## start
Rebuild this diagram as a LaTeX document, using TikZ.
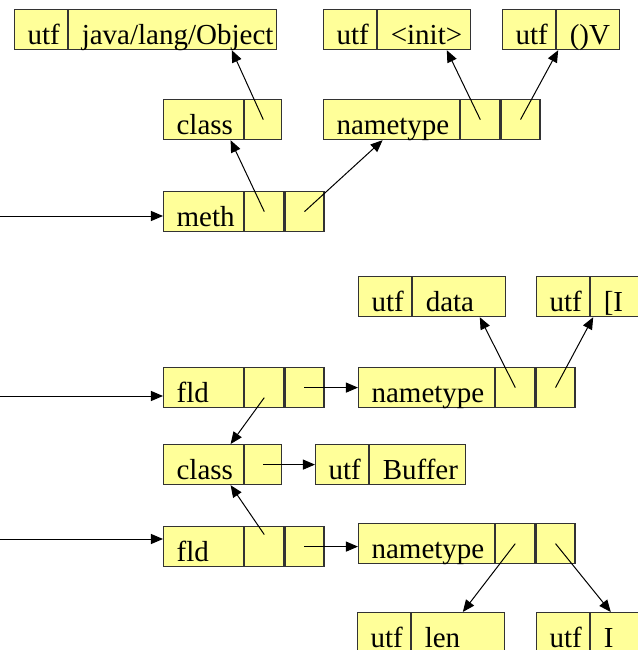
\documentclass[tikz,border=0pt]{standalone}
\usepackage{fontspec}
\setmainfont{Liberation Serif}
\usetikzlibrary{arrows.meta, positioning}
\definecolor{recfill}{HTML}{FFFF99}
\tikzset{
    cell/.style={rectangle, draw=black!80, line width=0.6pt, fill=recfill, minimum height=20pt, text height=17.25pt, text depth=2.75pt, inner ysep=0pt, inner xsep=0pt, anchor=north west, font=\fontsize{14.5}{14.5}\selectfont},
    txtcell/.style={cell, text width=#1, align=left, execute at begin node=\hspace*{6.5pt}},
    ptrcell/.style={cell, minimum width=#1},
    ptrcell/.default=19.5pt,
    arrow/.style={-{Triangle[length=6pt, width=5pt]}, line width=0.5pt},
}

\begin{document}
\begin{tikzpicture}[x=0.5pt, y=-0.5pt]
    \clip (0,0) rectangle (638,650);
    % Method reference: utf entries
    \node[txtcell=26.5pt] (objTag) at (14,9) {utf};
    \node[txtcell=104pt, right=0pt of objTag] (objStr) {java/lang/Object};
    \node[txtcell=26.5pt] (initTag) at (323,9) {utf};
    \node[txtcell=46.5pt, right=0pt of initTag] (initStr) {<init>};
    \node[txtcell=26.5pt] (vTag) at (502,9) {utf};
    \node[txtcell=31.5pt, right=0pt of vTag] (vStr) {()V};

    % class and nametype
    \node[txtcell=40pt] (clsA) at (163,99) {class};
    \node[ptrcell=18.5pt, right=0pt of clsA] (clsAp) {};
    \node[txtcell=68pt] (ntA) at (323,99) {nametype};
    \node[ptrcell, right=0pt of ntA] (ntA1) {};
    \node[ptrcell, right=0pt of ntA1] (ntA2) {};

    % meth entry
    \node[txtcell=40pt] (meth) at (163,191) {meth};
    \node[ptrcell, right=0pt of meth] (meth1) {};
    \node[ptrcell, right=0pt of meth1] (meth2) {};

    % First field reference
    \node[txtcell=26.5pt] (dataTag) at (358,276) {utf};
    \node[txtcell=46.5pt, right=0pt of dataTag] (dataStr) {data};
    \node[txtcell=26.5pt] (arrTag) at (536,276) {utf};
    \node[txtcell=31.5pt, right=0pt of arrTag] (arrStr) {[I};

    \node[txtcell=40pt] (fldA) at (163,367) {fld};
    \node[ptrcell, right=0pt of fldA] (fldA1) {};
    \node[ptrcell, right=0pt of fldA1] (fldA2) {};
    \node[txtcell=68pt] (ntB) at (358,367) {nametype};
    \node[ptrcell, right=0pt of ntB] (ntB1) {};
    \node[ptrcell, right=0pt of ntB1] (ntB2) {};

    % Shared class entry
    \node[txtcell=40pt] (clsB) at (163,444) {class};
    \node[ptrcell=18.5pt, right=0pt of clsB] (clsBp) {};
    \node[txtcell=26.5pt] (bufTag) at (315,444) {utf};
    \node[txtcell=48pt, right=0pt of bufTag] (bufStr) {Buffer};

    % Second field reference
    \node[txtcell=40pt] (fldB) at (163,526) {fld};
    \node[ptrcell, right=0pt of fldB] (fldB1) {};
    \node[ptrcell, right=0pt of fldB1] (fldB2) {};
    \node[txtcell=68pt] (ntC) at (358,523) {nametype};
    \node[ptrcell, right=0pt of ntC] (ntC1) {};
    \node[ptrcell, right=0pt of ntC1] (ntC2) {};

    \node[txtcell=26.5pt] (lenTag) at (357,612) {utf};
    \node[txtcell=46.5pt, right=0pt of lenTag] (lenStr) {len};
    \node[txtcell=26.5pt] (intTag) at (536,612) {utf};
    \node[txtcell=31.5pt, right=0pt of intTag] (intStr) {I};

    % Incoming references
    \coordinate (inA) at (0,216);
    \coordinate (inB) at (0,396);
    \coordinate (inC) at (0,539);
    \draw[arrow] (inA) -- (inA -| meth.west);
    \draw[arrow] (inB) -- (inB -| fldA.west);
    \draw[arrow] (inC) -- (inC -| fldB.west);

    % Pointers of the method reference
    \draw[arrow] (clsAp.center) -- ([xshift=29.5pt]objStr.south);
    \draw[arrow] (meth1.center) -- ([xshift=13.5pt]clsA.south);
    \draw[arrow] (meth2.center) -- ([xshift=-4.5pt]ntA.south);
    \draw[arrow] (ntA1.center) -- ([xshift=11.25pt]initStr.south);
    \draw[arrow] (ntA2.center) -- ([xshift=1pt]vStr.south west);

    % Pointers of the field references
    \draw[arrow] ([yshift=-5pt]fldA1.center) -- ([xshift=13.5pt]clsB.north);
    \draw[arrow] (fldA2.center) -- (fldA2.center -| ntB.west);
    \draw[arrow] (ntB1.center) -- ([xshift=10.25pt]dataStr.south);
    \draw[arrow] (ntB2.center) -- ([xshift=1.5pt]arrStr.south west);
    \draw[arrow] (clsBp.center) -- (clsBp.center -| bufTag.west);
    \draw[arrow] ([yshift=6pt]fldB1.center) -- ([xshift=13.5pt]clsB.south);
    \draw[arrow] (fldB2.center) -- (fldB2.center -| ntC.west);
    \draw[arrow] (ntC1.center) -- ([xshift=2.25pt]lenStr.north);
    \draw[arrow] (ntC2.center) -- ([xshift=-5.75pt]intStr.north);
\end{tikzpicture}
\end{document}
## end
Output the lines above in full and exactly as given, omitting any pictures.

Rebuild this diagram as a LaTeX document, using TikZ.
\documentclass[tikz,border=0pt]{standalone}
\usepackage{fontspec}
\setmainfont{Liberation Serif}
\usetikzlibrary{arrows.meta, positioning}
\definecolor{recfill}{HTML}{FFFF99}
\tikzset{
    cell/.style={rectangle, draw=black!80, line width=0.6pt, fill=recfill, minimum height=20pt, text height=17.25pt, text depth=2.75pt, inner ysep=0pt, inner xsep=0pt, anchor=north west, font=\fontsize{14.5}{14.5}\selectfont},
    txtcell/.style={cell, text width=#1, align=left, execute at begin node=\hspace*{6.5pt}},
    ptrcell/.style={cell, minimum width=#1},
    ptrcell/.default=19.5pt,
    arrow/.style={-{Triangle[length=6pt, width=5pt]}, line width=0.5pt},
}

\begin{document}
\begin{tikzpicture}[x=0.5pt, y=-0.5pt]
    \clip (0,0) rectangle (638,650);
    % Method reference: utf entries
    \node[txtcell=26.5pt] (objTag) at (14,9) {utf};
    \node[txtcell=104pt, right=0pt of objTag] (objStr) {java/lang/Object};
    \node[txtcell=26.5pt] (initTag) at (323,9) {utf};
    \node[txtcell=46.5pt, right=0pt of initTag] (initStr) {<init>};
    \node[txtcell=26.5pt] (vTag) at (502,9) {utf};
    \node[txtcell=31.5pt, right=0pt of vTag] (vStr) {()V};

    % class and nametype
    \node[txtcell=40pt] (clsA) at (163,99) {class};
    \node[ptrcell=18.5pt, right=0pt of clsA] (clsAp) {};
    \node[txtcell=68pt] (ntA) at (323,99) {nametype};
    \node[ptrcell, right=0pt of ntA] (ntA1) {};
    \node[ptrcell, right=0pt of ntA1] (ntA2) {};

    % meth entry
    \node[txtcell=40pt] (meth) at (163,191) {meth};
    \node[ptrcell, right=0pt of meth] (meth1) {};
    \node[ptrcell, right=0pt of meth1] (meth2) {};

    % First field reference
    \node[txtcell=26.5pt] (dataTag) at (358,276) {utf};
    \node[txtcell=46.5pt, right=0pt of dataTag] (dataStr) {data};
    \node[txtcell=26.5pt] (arrTag) at (536,276) {utf};
    \node[txtcell=31.5pt, right=0pt of arrTag] (arrStr) {[I};

    \node[txtcell=40pt] (fldA) at (163,367) {fld};
    \node[ptrcell, right=0pt of fldA] (fldA1) {};
    \node[ptrcell, right=0pt of fldA1] (fldA2) {};
    \node[txtcell=68pt] (ntB) at (358,367) {nametype};
    \node[ptrcell, right=0pt of ntB] (ntB1) {};
    \node[ptrcell, right=0pt of ntB1] (ntB2) {};

    % Shared class entry
    \node[txtcell=40pt] (clsB) at (163,444) {class};
    \node[ptrcell=18.5pt, right=0pt of clsB] (clsBp) {};
    \node[txtcell=26.5pt] (bufTag) at (315,444) {utf};
    \node[txtcell=48pt, right=0pt of bufTag] (bufStr) {Buffer};

    % Second field reference
    \node[txtcell=40pt] (fldB) at (163,526) {fld};
    \node[ptrcell, right=0pt of fldB] (fldB1) {};
    \node[ptrcell, right=0pt of fldB1] (fldB2) {};
    \node[txtcell=68pt] (ntC) at (358,523) {nametype};
    \node[ptrcell, right=0pt of ntC] (ntC1) {};
    \node[ptrcell, right=0pt of ntC1] (ntC2) {};

    \node[txtcell=26.5pt] (lenTag) at (357,612) {utf};
    \node[txtcell=46.5pt, right=0pt of lenTag] (lenStr) {len};
    \node[txtcell=26.5pt] (intTag) at (536,612) {utf};
    \node[txtcell=31.5pt, right=0pt of intTag] (intStr) {I};

    % Incoming references
    \coordinate (inA) at (0,216);
    \coordinate (inB) at (0,396);
    \coordinate (inC) at (0,539);
    \draw[arrow] (inA) -- (inA -| meth.west);
    \draw[arrow] (inB) -- (inB -| fldA.west);
    \draw[arrow] (inC) -- (inC -| fldB.west);

    % Pointers of the method reference
    \draw[arrow] (clsAp.center) -- ([xshift=29.5pt]objStr.south);
    \draw[arrow] (meth1.center) -- ([xshift=13.5pt]clsA.south);
    \draw[arrow] (meth2.center) -- ([xshift=-4.5pt]ntA.south);
    \draw[arrow] (ntA1.center) -- ([xshift=11.25pt]initStr.south);
    \draw[arrow] (ntA2.center) -- ([xshift=1pt]vStr.south west);

    % Pointers of the field references
    \draw[arrow] ([yshift=-5pt]fldA1.center) -- ([xshift=13.5pt]clsB.north);
    \draw[arrow] (fldA2.center) -- (fldA2.center -| ntB.west);
    \draw[arrow] (ntB1.center) -- ([xshift=10.25pt]dataStr.south);
    \draw[arrow] (ntB2.center) -- ([xshift=1.5pt]arrStr.south west);
    \draw[arrow] (clsBp.center) -- (clsBp.center -| bufTag.west);
    \draw[arrow] ([yshift=6pt]fldB1.center) -- ([xshift=13.5pt]clsB.south);
    \draw[arrow] (fldB2.center) -- (fldB2.center -| ntC.west);
    \draw[arrow] (ntC1.center) -- ([xshift=2.25pt]lenStr.north);
    \draw[arrow] (ntC2.center) -- ([xshift=-5.75pt]intStr.north);
\end{tikzpicture}
\end{document}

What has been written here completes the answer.